The Court deferred to the State of New York’s decision to honor gay and lesbian couples’ relationships by granting them the label ‘marriage’. This was treated no differently than a state’s limit on the age of parties who can marry, or how closely a couple can be related. Under this new case, once a state has given its blessing to a class of relationships by calling them marriages, the federal government must respect that blessing.
Justice Kennedy then wrote that DOMA violated gay couples’ Due Process rights under the 5th Amendment. By refusing to acknowledge their legally recognized marriages, Kennedy said DOMA injured a class of citizens the state sought to protect. While the Court did not explicitly classify sexual orientation as a “protected class” entitled to “heightened scrutiny” as it has race or gender, it did reason:
“In determining whether a law is motivated by an improper animus or purpose, discriminations of an unusual character especially require careful consideration.” Slip Op. p. 20 [Internal quote marks and citations omitted]
The Court found that the express purpose of DOMA (as shown by the legislative record and the very title of the act) was to impose a stigma and second-class status on same-sex marriages. This was unacceptable and unconstitutional.
(The court also ruled on a complicated procedural issue, which will be discussed in a separate post.)
Chief Justice Roberts concurred separately to warn that the same logic used here in favor of same-sex couples could be used to defend state laws defining marriage traditionally.
Justice Scalia wrote the primary dissent arguing that DOMA had a rational basis of streamlining enforcement of federal laws and should therefore be upheld.
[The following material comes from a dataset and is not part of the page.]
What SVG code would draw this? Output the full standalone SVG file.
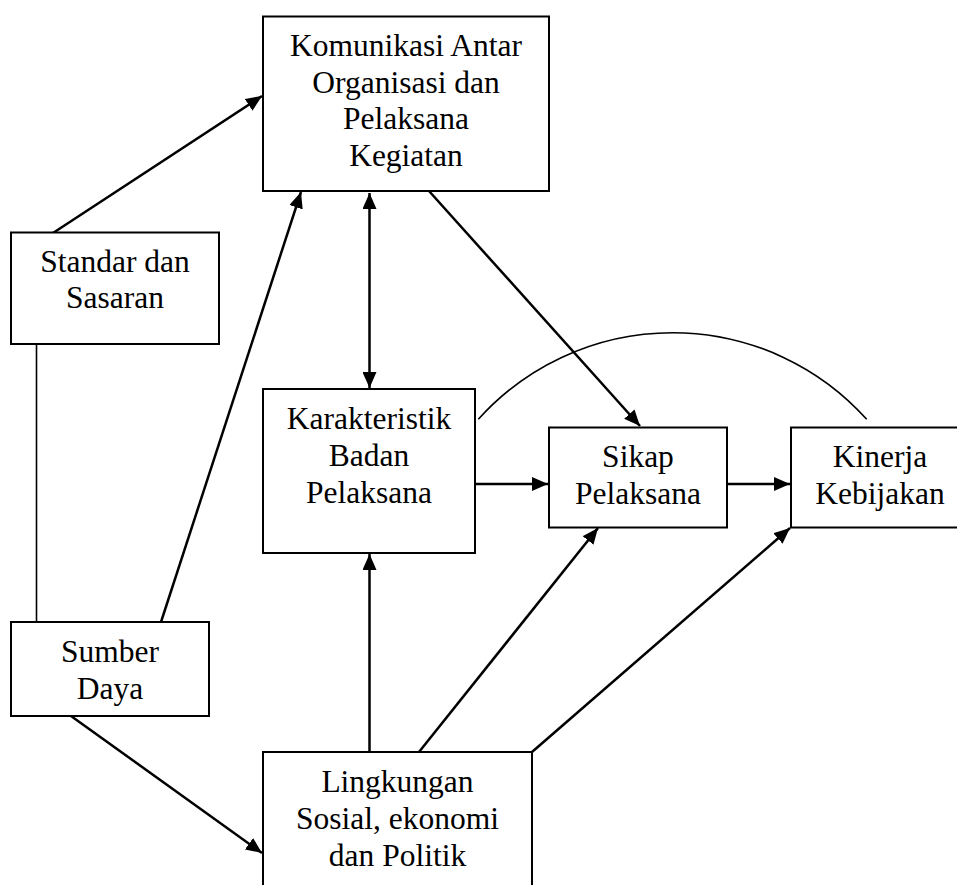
<svg xmlns="http://www.w3.org/2000/svg" width="957" height="885" viewBox="0 0 957 885">
<style>
  .box { fill: #fff; stroke: #000; stroke-width: 2; }
  .lbl { font-family: "Liberation Serif", "Times New Roman", serif; font-size: 31.5px; fill: #000; text-anchor: middle; }
  .arr { stroke: #000; stroke-width: 2.5; fill: none; marker-end: url(#ah); }
  .thin { stroke: #000; stroke-width: 1.6; fill: none; }
</style>
<defs>
  <marker id="ah" markerUnits="userSpaceOnUse" markerWidth="16" markerHeight="14" refX="16" refY="7" orient="auto-start-reverse" viewBox="0 0 16 14">
    <path d="M0,0 L16,7 L0,14 z" fill="#000"/>
  </marker>
</defs>
<rect x="0" y="0" width="957" height="885" fill="#fff"/>

<g id="connectors">
  <line class="arr" x1="53" y1="233" x2="262" y2="96"/>
  <line class="arr" x1="161" y1="622" x2="301" y2="192"/>
  <line class="arr" x1="369.5" y1="193" x2="369.5" y2="388" style="marker-start:url(#ah)"/>
  <line class="arr" x1="429" y1="191" x2="640" y2="426"/>
  <line class="thin" x1="36.5" y1="344" x2="36.5" y2="622"/>
  <line class="arr" x1="475" y1="484" x2="548" y2="484"/>
  <line class="arr" x1="727" y1="484" x2="790" y2="484"/>
  <path class="thin" d="M478.3,419.3 A261,261 0 0 1 866.7,419.3"/>
  <line class="arr" x1="369.5" y1="752" x2="369.5" y2="554"/>
  <line class="arr" x1="419" y1="752" x2="598" y2="528"/>
  <line class="arr" x1="532" y1="752" x2="790" y2="528"/>
  <line class="arr" x1="71" y1="716" x2="262" y2="853"/>
</g>

<g id="komunikasi">
  <rect class="box" x="263" y="16.5" width="286" height="174.5"/>
  <text class="lbl" x="406" y="56">Komunikasi Antar</text>
  <text class="lbl" x="406" y="92.5">Organisasi dan</text>
  <text class="lbl" x="406" y="129">Pelaksana</text>
  <text class="lbl" x="406" y="165.5">Kegiatan</text>
</g>

<g id="standar">
  <rect class="box" x="11" y="232.5" width="208" height="111.5"/>
  <text class="lbl" x="115" y="272">Standar dan</text>
  <text class="lbl" x="115" y="308">Sasaran</text>
</g>

<g id="karakteristik">
  <rect class="box" x="263" y="389" width="212" height="164"/>
  <text class="lbl" x="369" y="429">Karakteristik</text>
  <text class="lbl" x="369" y="466">Badan</text>
  <text class="lbl" x="369" y="503">Pelaksana</text>
</g>

<g id="sikap">
  <rect class="box" x="549" y="427.5" width="178" height="100"/>
  <text class="lbl" x="638" y="467">Sikap</text>
  <text class="lbl" x="638" y="504">Pelaksana</text>
</g>

<g id="kinerja">
  <rect class="box" x="791" y="427.5" width="180" height="100"/>
  <text class="lbl" x="880" y="467">Kinerja</text>
  <text class="lbl" x="880" y="504">Kebijakan</text>
</g>

<g id="sumber">
  <rect class="box" x="11" y="622" width="198" height="94"/>
  <text class="lbl" x="110" y="662">Sumber</text>
  <text class="lbl" x="110" y="699">Daya</text>
</g>

<g id="lingkungan">
  <rect class="box" x="263" y="752" width="269" height="150"/>
  <text class="lbl" x="397.5" y="792">Lingkungan</text>
  <text class="lbl" x="397.5" y="828.5">Sosial, ekonomi</text>
  <text class="lbl" x="397.5" y="865.5">dan Politik</text>
</g>
</svg>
He chastised the majority opinion for not making clear the level of scrutiny that applied and for (in his view) clearly taking a side on how states should define marriage.
Justice Alito dissented too, saying that because DOMA did not affect any state law, it did not interfere with the state’s definition of marriage and was therefore constitutional. He said there is no constitutional right to same-sex marriage, and no justification for heightened scrutiny against discrimination based on sexual orientation.
All together, this opinion takes a big step in favor of LGBT couples by forcing the federal government to recognize their marriages. But for Michigan, little will change until the legislature or the courts decide to recognize gay marriage in this state.